WORK INSTRUCTIONS: Take the lines from the head of the listing through the one bearing "Chart.register(...registerables);" and copy them exactly, leaving every picture out.
━━━
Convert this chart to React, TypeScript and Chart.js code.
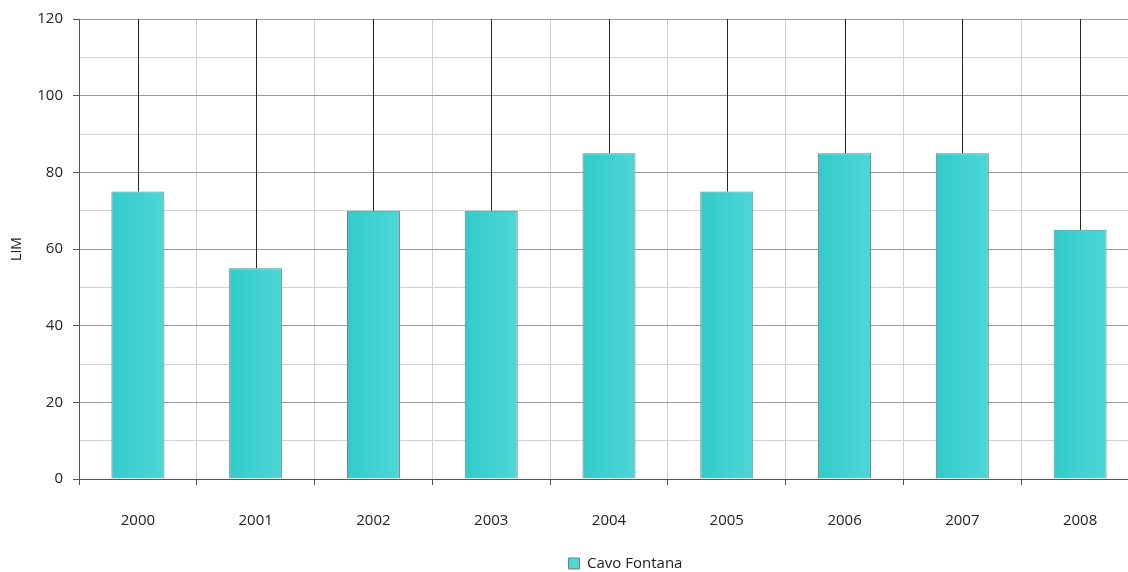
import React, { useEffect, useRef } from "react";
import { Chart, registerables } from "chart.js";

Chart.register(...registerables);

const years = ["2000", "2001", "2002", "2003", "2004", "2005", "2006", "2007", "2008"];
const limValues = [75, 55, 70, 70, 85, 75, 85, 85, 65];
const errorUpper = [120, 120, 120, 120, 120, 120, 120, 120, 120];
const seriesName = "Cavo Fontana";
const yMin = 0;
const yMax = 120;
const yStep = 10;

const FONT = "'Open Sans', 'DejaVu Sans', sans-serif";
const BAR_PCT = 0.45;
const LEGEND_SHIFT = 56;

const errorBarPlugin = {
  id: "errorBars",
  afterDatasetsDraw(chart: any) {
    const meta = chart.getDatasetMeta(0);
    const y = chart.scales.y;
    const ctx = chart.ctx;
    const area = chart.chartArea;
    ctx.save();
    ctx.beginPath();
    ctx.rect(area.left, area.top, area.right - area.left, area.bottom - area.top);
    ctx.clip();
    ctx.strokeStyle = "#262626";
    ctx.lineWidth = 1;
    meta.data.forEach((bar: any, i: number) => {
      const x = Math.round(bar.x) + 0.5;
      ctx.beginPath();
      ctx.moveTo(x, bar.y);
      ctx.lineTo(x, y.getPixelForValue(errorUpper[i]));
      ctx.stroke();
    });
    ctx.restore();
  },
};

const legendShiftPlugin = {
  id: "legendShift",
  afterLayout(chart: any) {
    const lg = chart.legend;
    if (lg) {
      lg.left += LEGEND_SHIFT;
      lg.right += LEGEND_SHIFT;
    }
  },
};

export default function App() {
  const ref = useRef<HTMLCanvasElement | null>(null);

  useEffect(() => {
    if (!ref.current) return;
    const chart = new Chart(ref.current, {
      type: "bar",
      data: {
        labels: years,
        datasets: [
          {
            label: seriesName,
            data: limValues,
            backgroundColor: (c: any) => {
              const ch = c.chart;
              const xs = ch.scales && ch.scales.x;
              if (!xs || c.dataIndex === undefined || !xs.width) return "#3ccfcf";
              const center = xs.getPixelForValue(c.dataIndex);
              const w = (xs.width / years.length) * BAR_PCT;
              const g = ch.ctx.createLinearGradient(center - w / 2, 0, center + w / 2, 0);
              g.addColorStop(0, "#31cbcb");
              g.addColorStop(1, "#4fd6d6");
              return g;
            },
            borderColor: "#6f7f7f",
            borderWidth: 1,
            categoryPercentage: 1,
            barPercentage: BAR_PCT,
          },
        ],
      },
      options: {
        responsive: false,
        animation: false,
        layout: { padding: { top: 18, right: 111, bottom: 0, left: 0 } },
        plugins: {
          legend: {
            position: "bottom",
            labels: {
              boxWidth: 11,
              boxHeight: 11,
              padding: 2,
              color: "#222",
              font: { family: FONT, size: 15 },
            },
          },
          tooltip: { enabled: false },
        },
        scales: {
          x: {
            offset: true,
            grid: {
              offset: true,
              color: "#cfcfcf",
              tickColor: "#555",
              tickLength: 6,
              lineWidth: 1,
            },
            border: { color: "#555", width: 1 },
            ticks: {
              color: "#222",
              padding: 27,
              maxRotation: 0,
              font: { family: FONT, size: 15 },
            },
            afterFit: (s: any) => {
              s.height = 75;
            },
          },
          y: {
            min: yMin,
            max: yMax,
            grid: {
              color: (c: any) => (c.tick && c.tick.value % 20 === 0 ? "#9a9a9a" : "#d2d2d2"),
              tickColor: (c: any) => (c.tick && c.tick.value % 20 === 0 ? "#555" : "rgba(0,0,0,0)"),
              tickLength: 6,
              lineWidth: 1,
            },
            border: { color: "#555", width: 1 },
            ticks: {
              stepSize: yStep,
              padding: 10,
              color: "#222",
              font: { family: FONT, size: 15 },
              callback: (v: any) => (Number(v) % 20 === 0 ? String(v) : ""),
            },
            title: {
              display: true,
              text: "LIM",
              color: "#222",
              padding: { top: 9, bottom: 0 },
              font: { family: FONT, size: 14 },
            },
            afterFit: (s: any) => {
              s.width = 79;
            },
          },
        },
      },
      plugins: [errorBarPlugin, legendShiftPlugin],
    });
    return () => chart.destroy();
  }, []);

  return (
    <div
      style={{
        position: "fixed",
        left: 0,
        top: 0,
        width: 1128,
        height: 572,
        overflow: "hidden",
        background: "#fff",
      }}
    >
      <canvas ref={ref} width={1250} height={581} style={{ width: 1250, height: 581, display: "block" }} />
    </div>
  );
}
━━━
EXPECTED ANSWER:
Convert this chart to React, TypeScript and Chart.js code.
import React, { useEffect, useRef } from "react";
import { Chart, registerables } from "chart.js";

Chart.register(...registerables);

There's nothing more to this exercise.